The capital raised is expected to support the bank’s initiatives aimed at driving sustained growth and diversification of its earnings base. The signing ceremony for the Combined Offer took place at the bank’s headquarters in Lagos on June 5, 2024.
The Rights Issue and Public Offer were approved by shareholders at an Extra-Ordinary General Meeting held on August 11, 2023. Under the Rights Issue, N3,200,000,000 ordinary shares of 50 kobo each will be offered at a ratio of 1 new ordinary share for every 10 ordinary shares held as of January 5, 2024, at ₦9.25 per share.
For the Public Offer, 10,000,000,000 ordinary shares of 50 kobo each will be offered to the general investing public at ₦9.75 per share. Stanbic IBTC Capital is the Lead Issuing House, with joint Issuing Houses including Iron Global Markets Limited, Cowry Asset Management Limited, Afrinvest Capital Limited, FSL Securities Limited, Futureview Financial Services Limited, Iroko Capital Market Advisory Limited, Kairos Capital Limited, and Planet Capital Limited.
The Acceptance and Application lists for the Rights Issue and Public Offer will open on Thursday, June 20, 2024, and close on Monday, July 29, 2024.
Dr. Nneka Onyeali-Ikpe, Managing Director and CEO of Fidelity Bank, disclosed that the proceeds from the Combined Offer will be directed towards investment in IT infrastructure, business and regional expansion, and investment in product distribution channels.
Oladele Sotubo, Chief Executive of Stanbic IBTC Capital, praised Fidelity Bank’s management team for their commitment to executing the Combined Offer and meeting the CBN’s revised minimum capital requirements. He expressed confidence that the deal would set a precedent for other corporates to utilize the equity capital markets for strategic business needs.

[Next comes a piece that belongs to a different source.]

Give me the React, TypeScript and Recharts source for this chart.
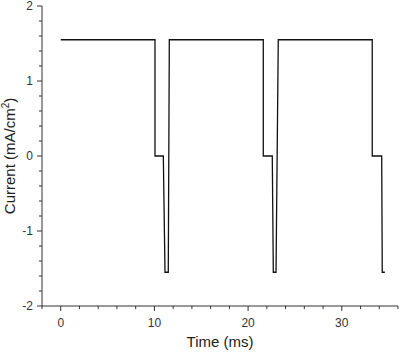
import React from 'react';
import { LineChart, Line, XAxis, YAxis } from 'recharts';

const times = [0, 10.06, 10.06, 10.95, 11.13, 11.48, 11.59, 21.62, 21.62, 22.58, 22.69, 22.98, 23.22, 33.25, 33.25, 34.26, 34.32, 34.6];
const currents = [1.55, 1.55, 0, 0, -1.55, -1.55, 1.55, 1.55, 0, 0, -1.55, -1.55, 1.55, 1.55, 0, 0, -1.55, -1.55];
const xTicks = [-2, 0, 2, 4, 6, 8, 10, 12, 14, 16, 18, 20, 22, 24, 26, 28, 30, 32, 34, 36];
const xMajor = [0, 10, 20, 30];
const yTicks = [-2, -1.8, -1.6, -1.4, -1.2, -1, -0.8, -0.6, -0.4, -0.2, 0, 0.2, 0.4, 0.6, 0.8, 1, 1.2, 1.4, 1.6, 1.8, 2];
const yMajor = [-2, -1, 0, 1, 2];

const data = times.map((t, i) => ({ t, c: currents[i] }));

const AXIS = '#333';
const FONT = 'Arial, "Liberation Sans", sans-serif';

const XTick = (props: any) => {
  const { x, y, payload } = props;
  const v = payload.value;
  const major = xMajor.some((m) => Math.abs(m - v) < 1e-6);
  return (
    <g>
      <line x1={x} x2={x} y1={y} y2={y + (major ? 5 : 3)} stroke={AXIS} strokeWidth={1} />
      {major && (
        <text x={x} y={y + 21} textAnchor="middle" fontSize={12} fill="#333" fontFamily={FONT}>
          {v}
        </text>
      )}
    </g>
  );
};

const YTick = (props: any) => {
  const { x, y, payload } = props;
  const v = payload.value;
  const major = yMajor.some((m) => Math.abs(m - v) < 1e-6);
  return (
    <g>
      <line x1={x} x2={x - (major ? 5 : 3)} y1={y} y2={y} stroke={AXIS} strokeWidth={1} />
      {major && (
        <text x={x - 9} y={y + 4} textAnchor="end" fontSize={12} fill="#333" fontFamily={FONT}>
          {Math.round(v)}
        </text>
      )}
    </g>
  );
};

const XLabel = (props: any) => {
  const vb = props.viewBox || { x: 42, y: 306, width: 356, height: 49 };
  return (
    <text x={vb.x + vb.width / 2} y={vb.y + 41} textAnchor="middle" fontSize={15} fill="#222" fontFamily={FONT}>
      Time (ms)
    </text>
  );
};

const YLabel = (props: any) => {
  const vb = props.viewBox || { x: 0, y: 6, width: 42, height: 300 };
  const cx = 15;
  const cy = vb.y + vb.height / 2;
  return (
    <text x={cx} y={cy} textAnchor="middle" fontSize={15} fill="#222" fontFamily={FONT} transform={`rotate(-90 ${cx} ${cy})`}>
      Current (mA/cm
      <tspan fontSize={10} dy={-6}>2</tspan>
      <tspan dy={6}>)</tspan>
    </text>
  );
};

export default function App() {
  return (
    <div style={{ position: 'absolute', left: 0, top: 0, width: 400, height: 355, background: '#fff' }}>
      <LineChart width={400} height={355} data={data} margin={{ top: 6, right: 2, bottom: 0, left: 0 }}>
        <XAxis
          dataKey="t"
          type="number"
          domain={[-2, 36]}
          ticks={xTicks}
          interval={0}
          tickSize={0}
          tickMargin={0}
          tickLine={false}
          tick={<XTick />}
          height={49}
          stroke={AXIS}
          allowDataOverflow
          label={<XLabel />}
        />
        <YAxis
          dataKey="c"
          type="number"
          domain={[-2, 2]}
          ticks={yTicks}
          interval={0}
          tickSize={0}
          tickMargin={0}
          tickLine={false}
          tick={<YTick />}
          width={42}
          stroke={AXIS}
          allowDataOverflow
          label={<YLabel />}
        />
        <Line
          type="linear"
          dataKey="c"
          stroke="#111"
          strokeWidth={1.3}
          dot={false}
          isAnimationActive={false}
        />
      </LineChart>
    </div>
  );
}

The Rights Circular, including the Provisional Allotment Letter and Participation Form, will be sent directly to shareholders, while printed copies of the Public Offer Prospectus will be available at Fidelity Bank offices and the Issuing Houses during the Public Offer Application Period. Existing shareholders and prospective investors are advised to review the Rights Circular and Prospectus and seek professional guidance if needed before subscribing.